Una semana antes de las elecciones del 8 de noviembre en Estados Unidos, buena parte de la prensa norteamericana se preguntaba –con razón, si recordamos algunas declaraciones previas del entonces candidato republicano– si Donald Trump aceptaría la victoria de Hillary Clinton o llamaría a sus seguidores a desconocer el mandato de la primera presidenta mujer de los Estados Unidos. El 9 de noviembre, cuando aún con votos por contar quedaba claro que la victoria había sido para Trump, no fueron sus simpatizantes los que se lanzaron a las calles para denunciar un triunfo ilegítimo, sino un buen puñado de pasmados e indignados votantes de Clinton y/o del Partido Demócrata que clamaban contra el presidente electo y alzaban el puño contra el sistema “corrupto” o “fallido” que lo había elegido.

Desde entonces, no son pocas las voces que se han elevado entre la prensa, clase política y público para dictaminar que la democracia ha fallado. No es la primera vez que esto ocurre en 2016, un año que será recordado por la cantidad de ídolos musicales que nos abandonaron –David Bowie, Prince, Leonard Cohen, entre otros– o bien por el número de resultados electorales que nos dejaron boquiabiertos a nivel global.

La democracia ha fallado. La democracia ya no funciona. Debemos revisar nuestra democracia. La democracia ya no es lo que era. Hemos escuchado o leído comentarios de ese tenor durante todo el año. Primero en abril con nuestras propias elecciones, donde si bien el fujimorismo se quedó a un paso de acceder a Palacio de Gobierno, logró hacerse con una aplastante mayoría en el Congreso; luego en junio con el referéndum en el Reino Unido sobre la salida o no de la Unión Europea (Brexit para los amigos); a principios de octubre con el referéndum colombiano, donde la mayoría de la población expresó su rechazo al acuerdo de paz alcanzado entre el gobierno y las FARC; a finales del mismo mes, ante la investidura de Mariano Rajoy como presidente español, tras casi un año de gobierno en funciones debido a las complicadas negociaciones en la Cámara de Diputados; y por último con el triunfo en Estados Unidos del ahora presidente electo Donald Trump.

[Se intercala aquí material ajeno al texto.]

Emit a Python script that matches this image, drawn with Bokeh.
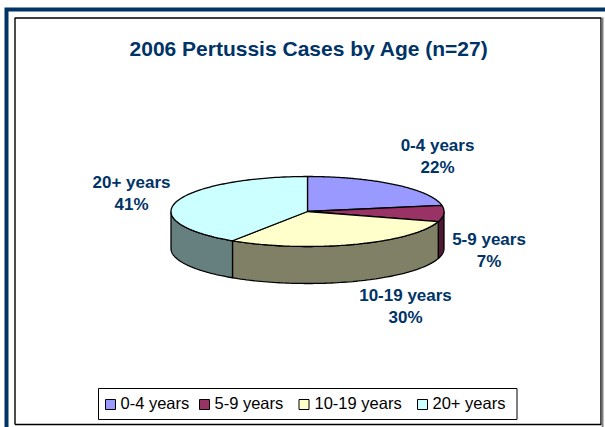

La democracia, parecen decirnos, solo es buena cuando gana quien representa –o creemos que representa– nuestros valores. O, incluso, la democracia solo es democracia cuando gana quien hemos decidido de antemano que gane. Si ganan los otros, entonces, dictaminamos que el sistema no ha llevado a cabo su cometido.
Por supuesto, todos somos libres de expresar nuestro descontento como mejor nos parezca ante la victoria de un rival político o de un político cuya visión del mundo es contraria a la nuestra. Incluso puede uno advertir sobre los peligros para la propia democracia que esa elección conlleva. El problema empieza cuando esa sola derrota nos sirve para patear el tablero y decretar la ilegitimidad del sistema o el proceso.

Haría falta un libro entero para listar los mil y un problemas que arrastra esta visión, pero señalaré quizás el más obvio: un profundo y despectivo paternalismo hacia los votantes, sumado a una idea elitista y tramposa del juego democrático como apuesta amañada.
La democracia, lo siento, no sirve solo para elegir a aquellos con quienes estamos de acuerdo.